## To be done
Repeat each line of the material exactly.

┏━━

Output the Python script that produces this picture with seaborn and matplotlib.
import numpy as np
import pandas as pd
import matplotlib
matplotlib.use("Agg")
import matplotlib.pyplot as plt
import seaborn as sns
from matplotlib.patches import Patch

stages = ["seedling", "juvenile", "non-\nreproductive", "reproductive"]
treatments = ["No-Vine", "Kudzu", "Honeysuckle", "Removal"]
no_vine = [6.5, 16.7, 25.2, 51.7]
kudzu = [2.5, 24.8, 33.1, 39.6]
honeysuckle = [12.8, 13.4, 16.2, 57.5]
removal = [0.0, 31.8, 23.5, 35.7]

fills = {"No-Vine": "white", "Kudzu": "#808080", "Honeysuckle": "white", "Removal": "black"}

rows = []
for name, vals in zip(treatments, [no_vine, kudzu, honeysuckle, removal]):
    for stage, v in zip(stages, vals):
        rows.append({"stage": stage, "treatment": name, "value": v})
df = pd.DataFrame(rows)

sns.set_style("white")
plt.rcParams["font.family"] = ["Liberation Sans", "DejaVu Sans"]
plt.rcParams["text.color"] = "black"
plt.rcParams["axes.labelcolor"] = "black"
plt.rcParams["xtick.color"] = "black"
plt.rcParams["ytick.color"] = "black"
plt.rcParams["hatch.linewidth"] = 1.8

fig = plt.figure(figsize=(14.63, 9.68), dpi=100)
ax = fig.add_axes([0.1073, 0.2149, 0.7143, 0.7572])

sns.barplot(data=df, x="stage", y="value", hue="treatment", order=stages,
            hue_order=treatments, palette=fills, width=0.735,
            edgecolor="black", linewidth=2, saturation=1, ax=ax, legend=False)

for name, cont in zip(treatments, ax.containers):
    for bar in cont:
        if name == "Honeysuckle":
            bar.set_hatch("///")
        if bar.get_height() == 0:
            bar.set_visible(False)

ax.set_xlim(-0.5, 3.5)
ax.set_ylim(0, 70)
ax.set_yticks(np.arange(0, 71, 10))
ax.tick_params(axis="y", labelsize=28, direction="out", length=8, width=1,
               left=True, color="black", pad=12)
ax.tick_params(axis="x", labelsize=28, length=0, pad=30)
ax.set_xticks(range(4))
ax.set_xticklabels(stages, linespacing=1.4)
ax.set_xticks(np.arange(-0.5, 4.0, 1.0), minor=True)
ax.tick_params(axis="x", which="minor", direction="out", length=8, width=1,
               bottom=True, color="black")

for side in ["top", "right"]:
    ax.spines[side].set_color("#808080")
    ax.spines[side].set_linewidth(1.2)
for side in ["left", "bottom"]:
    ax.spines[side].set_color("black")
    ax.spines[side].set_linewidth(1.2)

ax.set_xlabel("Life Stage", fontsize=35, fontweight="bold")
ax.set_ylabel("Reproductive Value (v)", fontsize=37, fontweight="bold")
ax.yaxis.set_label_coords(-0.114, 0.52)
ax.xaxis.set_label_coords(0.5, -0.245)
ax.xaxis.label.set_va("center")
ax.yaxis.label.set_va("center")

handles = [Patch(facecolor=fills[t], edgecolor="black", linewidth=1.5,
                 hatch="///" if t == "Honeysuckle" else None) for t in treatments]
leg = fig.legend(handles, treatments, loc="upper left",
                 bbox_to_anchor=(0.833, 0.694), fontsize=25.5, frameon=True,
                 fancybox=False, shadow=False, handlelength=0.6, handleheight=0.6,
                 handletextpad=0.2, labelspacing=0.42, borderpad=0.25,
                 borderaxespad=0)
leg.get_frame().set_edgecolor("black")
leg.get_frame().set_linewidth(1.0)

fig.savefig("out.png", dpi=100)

┗━━

## Response for this exercise
Output the Python script that produces this picture with seaborn and matplotlib.
import numpy as np
import pandas as pd
import matplotlib
matplotlib.use("Agg")
import matplotlib.pyplot as plt
import seaborn as sns
from matplotlib.patches import Patch

stages = ["seedling", "juvenile", "non-\nreproductive", "reproductive"]
treatments = ["No-Vine", "Kudzu", "Honeysuckle", "Removal"]
no_vine = [6.5, 16.7, 25.2, 51.7]
kudzu = [2.5, 24.8, 33.1, 39.6]
honeysuckle = [12.8, 13.4, 16.2, 57.5]
removal = [0.0, 31.8, 23.5, 35.7]

fills = {"No-Vine": "white", "Kudzu": "#808080", "Honeysuckle": "white", "Removal": "black"}

rows = []
for name, vals in zip(treatments, [no_vine, kudzu, honeysuckle, removal]):
    for stage, v in zip(stages, vals):
        rows.append({"stage": stage, "treatment": name, "value": v})
df = pd.DataFrame(rows)

sns.set_style("white")
plt.rcParams["font.family"] = ["Liberation Sans", "DejaVu Sans"]
plt.rcParams["text.color"] = "black"
plt.rcParams["axes.labelcolor"] = "black"
plt.rcParams["xtick.color"] = "black"
plt.rcParams["ytick.color"] = "black"
plt.rcParams["hatch.linewidth"] = 1.8

fig = plt.figure(figsize=(14.63, 9.68), dpi=100)
ax = fig.add_axes([0.1073, 0.2149, 0.7143, 0.7572])

sns.barplot(data=df, x="stage", y="value", hue="treatment", order=stages,
            hue_order=treatments, palette=fills, width=0.735,
            edgecolor="black", linewidth=2, saturation=1, ax=ax, legend=False)

for name, cont in zip(treatments, ax.containers):
    for bar in cont:
        if name == "Honeysuckle":
            bar.set_hatch("///")
        if bar.get_height() == 0:
            bar.set_visible(False)

ax.set_xlim(-0.5, 3.5)
ax.set_ylim(0, 70)
ax.set_yticks(np.arange(0, 71, 10))
ax.tick_params(axis="y", labelsize=28, direction="out", length=8, width=1,
               left=True, color="black", pad=12)
ax.tick_params(axis="x", labelsize=28, length=0, pad=30)
ax.set_xticks(range(4))
ax.set_xticklabels(stages, linespacing=1.4)
ax.set_xticks(np.arange(-0.5, 4.0, 1.0), minor=True)
ax.tick_params(axis="x", which="minor", direction="out", length=8, width=1,
               bottom=True, color="black")

for side in ["top", "right"]:
    ax.spines[side].set_color("#808080")
    ax.spines[side].set_linewidth(1.2)
for side in ["left", "bottom"]:
    ax.spines[side].set_color("black")
    ax.spines[side].set_linewidth(1.2)

ax.set_xlabel("Life Stage", fontsize=35, fontweight="bold")
ax.set_ylabel("Reproductive Value (v)", fontsize=37, fontweight="bold")
ax.yaxis.set_label_coords(-0.114, 0.52)
ax.xaxis.set_label_coords(0.5, -0.245)
ax.xaxis.label.set_va("center")
ax.yaxis.label.set_va("center")

handles = [Patch(facecolor=fills[t], edgecolor="black", linewidth=1.5,
                 hatch="///" if t == "Honeysuckle" else None) for t in treatments]
leg = fig.legend(handles, treatments, loc="upper left",
                 bbox_to_anchor=(0.833, 0.694), fontsize=25.5, frameon=True,
                 fancybox=False, shadow=False, handlelength=0.6, handleheight=0.6,
                 handletextpad=0.2, labelspacing=0.42, borderpad=0.25,
                 borderaxespad=0)
leg.get_frame().set_edgecolor("black")
leg.get_frame().set_linewidth(1.0)

fig.savefig("out.png", dpi=100)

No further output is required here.